On Sunday, at St Jakob-Park in Basel, England will have to lean on the fine margins where they have the advantage: on the extra day of recovery, on the quality of the conditioning and psychological staff and on their golden egg, a manager and assistant manager, in Sarina Wiegman and Arjan Veurink, who are arguably the best in the world. It will take tactical nous to overcome a team dripping with talent and built on a clear football identity.

This dynamic between the sides has made for the most thrilling of developing rivalries. It has helped that both have had success against the other. England’s greatest triumph in 2022 came after Wiegman’s side came from behind against Spain in the quarter-finals, Ella Toone’s goal in the 84th minute and Georgia Stanway’s in extra time the difference. That was a Spain without Alexia Putellas, the team robbed of their captain on the eve of the tournament after she sustained an anterior cruciate ligament injury. At the World Cup in 2023, Spain’s first major trophy, Putellas was not fully back, reduced to cameos off the bench, her recovery lengthy, Aitana Bonmatí at the forefront in her absence.

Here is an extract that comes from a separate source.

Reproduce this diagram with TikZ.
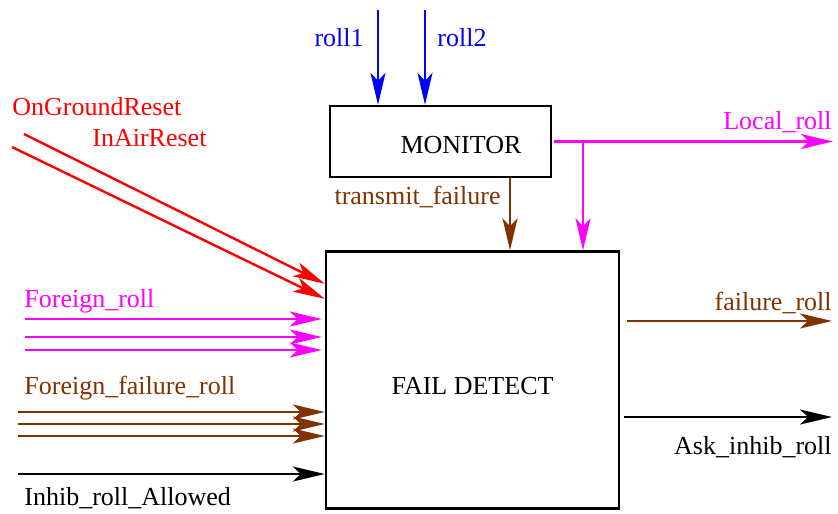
\documentclass[tikz,border=0pt]{standalone}
\usepackage{fontspec}
\setmainfont{Liberation Serif}
\usetikzlibrary{arrows.meta,positioning}
\definecolor{fbrown}{RGB}{130,50,0}
\definecolor{fmagenta}{RGB}{255,0,255}

\begin{document}
\begin{tikzpicture}[x=0.5pt, y=-0.5pt,
    every node/.style={font=\fontsize{13}{15}\selectfont, inner sep=0pt},
    sig/.style={line width=1.2pt, -{Stealth[length=16pt, width=7.5pt, inset=4pt]}},
    blk/.style={draw, line width=1.2pt, inner sep=0pt}]
            \useasboundingbox (0,0) rectangle (838,513);

            % Blocks
            \node[blk, minimum width=110.5pt, minimum height=35.5pt] (monitor) at (440.5,141.5) {};
            \node[blk, minimum width=146.5pt, minimum height=128.5pt] (detect) at (472.5,380) {};
            \node[anchor=base] (monlbl) at (461,154) {MONITOR};
            \node[anchor=base] (detlbl) at (472.5,394) {FAIL DETECT};

            % Inputs to monitor
            \coordinate (r1) at (378,10);
            \coordinate (r2) at (425,10);
            \draw[sig, blue] (r1) -- (r1 |- monitor.north);
            \draw[sig, blue] (r2) -- (r2 |- monitor.north);
            \node[blue, anchor=base east] (r1lbl) at (364,47) {roll1};
            \node[blue, anchor=base west] (r2lbl) at (437,47) {roll2};

            % Monitor outputs
            \coordinate (lr) at (833,141.5);
            \coordinate (br) at (583,141.5);
            \coordinate (tf) at (510,177);
            \draw[sig, fmagenta] ([xshift=1pt]monitor.east) -- (lr);
            \draw[sig, fmagenta] (br) -- (br |- detect.north);
            \draw[sig, fbrown] (tf |- monitor.south) -- (tf |- detect.north);
            \node[fmagenta, anchor=base east] (lrlbl) at (832,130) {Local\_roll};
            \node[fbrown, anchor=base east] (tflbl) at (501,204) {transmit\_failure};

            % Reset inputs
            \coordinate (og) at (24,134);
            \coordinate (ia) at (12,147);
            \draw[sig, red] (og) -- ([yshift=-16.75pt]detect.north west);
            \draw[sig, red] (ia) -- ([yshift=-24.25pt]detect.north west);
            \node[red, anchor=base west] (oglbl) at (12,116) {OnGroundReset};
            \node[red, anchor=base west] (ialbl) at (92,147) {InAirReset};

            % Foreign roll
            \foreach \y [count=\i] in {319,337,350} {
                \coordinate (fr\i) at (25,\y);
                \draw[sig, fmagenta] (fr\i) -- ([xshift=-1.5pt]fr\i -| detect.west);
            }
            \node[fmagenta, anchor=base west] (frlbl) at (24,307) {Foreign\_roll};

            % Foreign failure roll
            \foreach \y [count=\i] in {412,424,436} {
                \coordinate (ff\i) at (18,\y);
                \draw[sig, fbrown] (ff\i) -- (ff\i -| detect.west);
            }
            \node[fbrown, anchor=base west] (fflbl) at (24,394) {Foreign\_failure\_roll};

            % Inhib allowed
            \coordinate (ih) at (18,474);
            \draw[sig] (ih) -- (ih -| detect.west);
            \node[anchor=base west] (ihlbl) at (24,505) {Inhib\_roll\_Allowed};

            % Outputs
            \coordinate (fo) at (832,321);
            \coordinate (ao) at (832,417);
            \draw[sig, fbrown] ([xshift=3.5pt]detect.east |- fo) -- (fo);
            \draw[sig] ([xshift=2pt]detect.east |- ao) -- (ao);
            \node[fbrown, anchor=base east] (folbl) at (832,310) {failure\_roll};
            \node[anchor=base east] (aolbl) at (832,454) {Ask\_inhib\_roll};
        \end{tikzpicture}
\end{document}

There have been more recent clashes too, a perfect defensive display and Jess Park’s goal earning England a 1-0 win in the Nations League in February, Spain’s last defeat. Spain got the better of England in June’s return, Clàudia Pina’s double decisive after Alessia Russo’s opening goal.

England have the blueprint for what it takes to beat Spain from that Wembley win, but they are missing a key defensive ingredient in Millie Bright. Whether Leah Williamson and Esme Morgan’s fledgling centre-back partnership can deliver perfection remains to be seen and there is no greater test.

Williamson, and the other Arsenal Lionesses, know how to couple underdog status and togetherness with a tactical masterclass against a Spanish team, the Gunners achieving a stunning victory over Barcelona in May in the Women’s Champions League final. The defence delivered, the back four not conceding a foul.

Spain are not infallible. They conceded three times in the group stage, were frustrated for periods in their quarter-final against Switzerland and a depleted Germany forced them into extra time in the semi-final. The genius of Bonmatí helped earn their place in the final, the midfielder’s knowledge that the goalkeeper, Ann-Katrin Berger, sometimes comes away from her near post exploited in style.

The level of Bonmatí’s talent is evident in the tactical breakdown of the 2023 World Cup final she recorded for Sports Illustrated. It shows a level of in-game awareness that only the elite possess. England will need to be disciplined in every area to stop their chief wizard and her fellow sorcerers. Can they? Absolutely. Will they? We’ll know as the sun sets on Sunday.